2.ACSの危険因子に対するロジスティック回帰分析
BMI、喫煙、飲酒、H. pylori IgG抗体陽性率およびH. pylori CagA抗体陽性率に関してBMI、喫煙、飲酒で補正し、ロジスティック回帰分析を行なった結果、25?BMI(肥満、OR=10.55、95%CI;2.78-40.01、p<0.01)、1日20本未満の喫煙(OR=9.90、95%CI;1.43-68.47、p<0.05)、1日20本以上の喫煙(OR=11.99、95%CI;2.80-51.35、p<0.01)、H. pylori IgG抗体陽性率(OR=3.88、95%CI;1.14-13.26、p<0.05)およびH. pylori CagA抗体陽性率(OR=3.70、95%CI;1.06-12.97、p<0.05)に関して、有意な差を呈した。
=考 察
当該年度は、ACSに焦点を当て危険因子に関して検討した。

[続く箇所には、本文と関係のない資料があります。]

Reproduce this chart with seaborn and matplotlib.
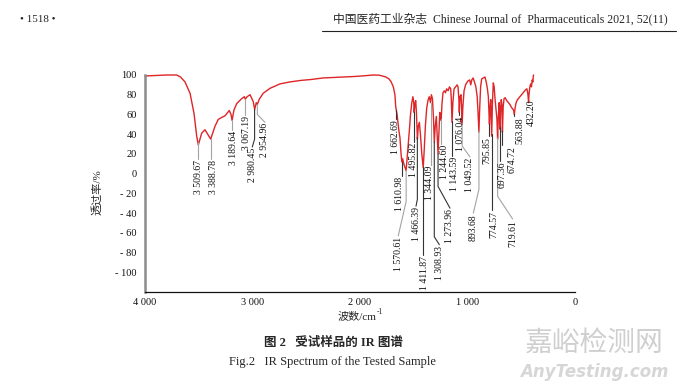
import numpy as np
import matplotlib
matplotlib.use("Agg")
from matplotlib import pyplot as plt
from matplotlib.lines import Line2D
import seaborn as sns

# spectrum: wavenumber (cm-1) and transmittance (%)
wavenumber = [
    4000, 3900, 3800, 3705, 3670, 3628, 3581, 3544, 3519, 3504, 3473, 3442,
    3411, 3389, 3349, 3318, 3287, 3256, 3216, 3200, 3190, 3172, 3147, 3101,
    3075, 3067, 3050, 3023, 2993, 2980, 2965, 2955, 2937, 2900, 2837, 2744,
    2650, 2550, 2450, 2344, 2250, 2150, 2050, 1950, 1880, 1820, 1760, 1730,
    1710, 1690, 1675, 1668, 1662, 1655, 1640, 1628, 1618, 1611, 1603, 1590,
    1578, 1571, 1562, 1550, 1540, 1530, 1518, 1508, 1500, 1496, 1490, 1482,
    1475, 1466, 1458, 1448, 1438, 1425, 1412, 1402, 1392, 1380, 1368, 1356,
    1344, 1336, 1326, 1316, 1309, 1300, 1290, 1282, 1274, 1266, 1258, 1250,
    1245, 1238, 1228, 1215, 1205, 1194, 1180, 1168, 1156, 1150, 1144, 1136,
    1125, 1110, 1098, 1088, 1080, 1076, 1070, 1060, 1055, 1050, 1043, 1032,
    1018, 1008, 995, 980, 970, 960, 948, 935, 922, 910, 902, 894, 886, 878,
    868, 852, 838, 826, 815, 806, 800, 796, 790, 784, 780, 775, 768, 760,
    752, 744, 735, 726, 720, 713, 705, 700, 697, 692, 686, 680, 675, 668,
    660, 650, 635, 620, 605, 590, 575, 568, 564, 558, 548, 535, 520, 505,
    490, 475, 460, 448, 440, 436, 432, 428, 420, 412, 405, 398, 392, 388, 385,
]
transmittance = [
    99, 99.5, 100, 100, 98, 93, 81.5, 61, 38, 29, 41, 44.5,
    39, 35, 48, 55, 57, 58.6, 64, 60, 54, 64.6, 71, 76,
    78, 75.5, 78, 80, 73, 65, 72, 70, 75.5, 81.5, 86.5, 91,
    93, 94.5, 95.5, 97, 97.5, 98, 98.5, 99.3, 100, 99.8, 98, 96,
    93, 88, 80, 68, 64, 60, 45, 36, 20, 12, 15, 9,
    5, 3, 15, 32, 45, 60, 72, 78, 72, 62, 70, 74,
    62, 35, 48, 52, 40, 20, 6, 25, 48, 66, 74, 78,
    72, 80, 76, 55, 32, 48, 58, 40, 20, 42, 62, 60,
    54, 70, 82, 84, 82, 86, 84, 88, 86, 74, 52, 72,
    86, 88, 90, 88, 75, 62, 78, 80, 68, 50, 68, 84,
    90, 92, 94, 95, 90, 95, 97, 93, 88, 78, 62, 42, 68, 88,
    96, 97, 98, 93, 86, 78, 62, 50, 68, 75, 60, 38, 72, 92,
    88, 76, 65, 55, 35, 58, 72, 62, 45, 65, 75, 70, 42, 68,
    76, 77, 74, 72, 70, 67, 65, 63, 60, 66, 72, 75, 77, 79,
    81, 83, 85, 86, 82, 78, 72, 80, 88, 91, 88, 95, 93, 99, 100,
]

# labelled bands
peak_text = [
    "3 509.67", "3 388.78", "3 189.64", "3 067.19", "2 980.45", "2 954.96",
    "1 662.69", "1 610.98", "1 570.61", "1 495.82", "1 466.39", "1 411.87",
    "1 344.09", "1 308.93", "1 273.96", "1 244.60", "1 143.59", "1 076.04",
    "1 049.52", "893.68", "795.85", "774.57", "719.61", "697.36", "674.72",
    "563.88", "432.20",
]
peak_wn = [
    3509.67, 3388.78, 3189.64, 3067.19, 2980.45, 2954.96,
    1662.69, 1610.98, 1570.61, 1495.82, 1466.39, 1411.87,
    1344.09, 1308.93, 1273.96, 1244.60, 1143.59, 1076.04,
    1049.52, 893.68, 795.85, 774.57, 719.61, 697.36, 674.72,
    563.88, 432.20,
]

# label layout: text x, text top, elbow of leader (None = straight), leader colour
G, K = "#a3a3a3", "#333333"
label_layout = [
    (3500, 14, None, G), (3365, 14, None, G), (3180, 43, None, G),
    (3055, 58, None, G), (3002, 26, 35, K), (2884, 51, 60, G),
    (1672, 54, None, K), (1630, -3, None, K), (1644, -64, -28, G),
    (1498, 31, None, K), (1479, -34, -26, K), (1400, -83, None, K),
    (1350, 8, None, G), (1262, -73, -64, K), (1163, -36, -13, K),
    (1215, 29, None, G), (1120, 17, None, K), (1066, 58, None, K),
    (977, 16, 28, G), (946, -41, -16, G), (821, 37, None, K),
    (755, -38, None, K), (580, -47, -23, G), (675, 12, None, K),
    (589, 28, None, K), (512, 57, None, K), (410, 75, "none", None),
]

y_ticks = [100, 80, 60, 40, 20, 0, -20, -40, -60, -80, -100]
y_tick_labels = ["100", "80", "60", "40", "20", "0", "- 20", "- 40", "- 60",
                 "- 80", "- 100"]
x_ticks = [4000, 3000, 2000, 1000, 0]
x_tick_labels = ["4 000", "3 000", "2 000", "1 000", "0"]

sns.set_theme(style="white")
plt.rcParams["font.family"] = ["Liberation Serif", "Noto Sans CJK SC", "DejaVu Sans"]
cjk = ["Liberation Serif", "Noto Sans CJK SC"]

fig = plt.figure(figsize=(6.8, 3.87), dpi=100)
ax = fig.add_axes([145 / 680, 1 - 292 / 387, 430 / 680, 217 / 387])

sns.lineplot(x=wavenumber, y=transmittance, ax=ax, color="#de2528",
             linewidth=1.0, sort=False, estimator=None)
for l in ax.lines:
    l.set_clip_on(False)

wn_sorted = np.array(wavenumber[::-1], dtype=float)
t_sorted = np.array(transmittance[::-1], dtype=float)
for text, wn, (lx, ltop, knee, col) in zip(peak_text, peak_wn, label_layout):
    t0 = np.interp(wn, wn_sorted, t_sorted)
    if knee is None:
        ax.plot([wn, wn], [t0, ltop + 1], color=col, lw=0.8, clip_on=False)
    elif knee != "none":
        ax.plot([wn, wn, lx], [t0, knee, ltop + 1], color=col, lw=0.8,
                clip_on=False)
    ax.text(lx, ltop, text, rotation=90, ha="center", va="top", fontsize=7,
            color="#111111")

ax.set_xlim(4000, 0)
ax.set_ylim(-120, 100)
ax.set_xticks(x_ticks)
ax.set_xticklabels(x_tick_labels)
ax.set_yticks(y_ticks)
ax.set_yticklabels(y_tick_labels)
ax.tick_params(axis="both", labelsize=7.5, colors="#111111", direction="in",
               length=3, width=0.6, pad=4)
ax.tick_params(axis="y", length=0, pad=6)
for side in ["top", "right"]:
    ax.spines[side].set_visible(False)
ax.spines["left"].set_color("#8c8c8c")
ax.spines["left"].set_linewidth(1.8)
ax.spines["bottom"].set_color("#111111")
ax.spines["bottom"].set_linewidth(0.9)
ax.set_xlabel("")
ax.set_ylabel("")

fig.text(97 / 680, 1 - 192 / 387, "透过率/%", rotation=90, ha="center",
         va="center", fontsize=8, family=cjk)
fig.text(376 / 680, 1 - 316 / 387, "波数/cm", ha="right", va="center",
         fontsize=8, family=cjk)
fig.text(376.5 / 680, 1 - 312 / 387, "-1", ha="left", va="center",
         fontsize=5.5)

# caption
fig.text(333 / 680, 1 - 343 / 387, "图 2   受试样品的 IR 图谱", ha="center",
         va="center", fontsize=9, fontweight="bold", family=cjk)
fig.text(332 / 680, 1 - 362 / 387, "Fig.2   IR Spectrum of the Tested Sample",
         ha="center", va="center", fontsize=9)

# page header
fig.text(20 / 680, 1 - 19 / 387, "• 1518 •", ha="left", va="center",
         fontsize=8)
fig.text(668 / 680, 1 - 19 / 387,
         "中国医药工业杂志  Chinese Journal of  Pharmaceuticals 2021, 52(11)",
         ha="right", va="center", fontsize=8.5, family=cjk)
fig.add_artist(Line2D([322 / 680, 676 / 680], [1 - 31 / 387] * 2,
                      color="#222222", lw=0.8))

# watermark
fig.text(594 / 680, 1 - 343 / 387, "嘉峪检测网", ha="center", va="center",
         fontsize=20, color="#cfcfcf", family=["Noto Sans CJK SC"])
fig.text(594 / 680, 1 - 372 / 387, "AnyTesting.com", ha="center",
         va="center", fontsize=12, color="#d6d6d6", fontweight="bold",
         fontstyle="italic", family=["DejaVu Sans"])

fig.savefig("out.png", dpi=100)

コントロール群としては、この医療機関に基本健康診査のために来院した者のうち、安静時の心電図が正常かつ過去に虚血性心疾患の既往のない者の中から、性、年齢を一致させ無作為に抽出した。ACSの危険因子と言われている肥満や喫煙に加えて、H. pylori IgG抗体陽性およびH. pylori CagA抗体陽性についても有意差を呈した。ACSを含む虚血性心疾患とH. pylori感染との関係に関して、関係ありという報告は認められるが、我が国における研究も含めCagA抗体まで追究した報告はほとんどない。
H. pyloriは、胃潰瘍や胃がん等の原因菌として注目され、CagA抗体陽性H. pyloriは特に重要視されている。そのため予防策として除菌療法が行なわれるようになった。本研究によりH. pylori IgG抗体陽性においてACSとの間に関係が認められたことに加え、H. pylori CagA抗体陽性に関しても関係が認められたことは、H. pylori感染に対する予防対策のさらなる必要性を示しているものと思われる。
結論
ACSを起こす要因として、従来から言われている肥満、喫煙、低HDL-C血症あるいは糖尿病に加えて、H. pylori感染も関係していることが示唆された。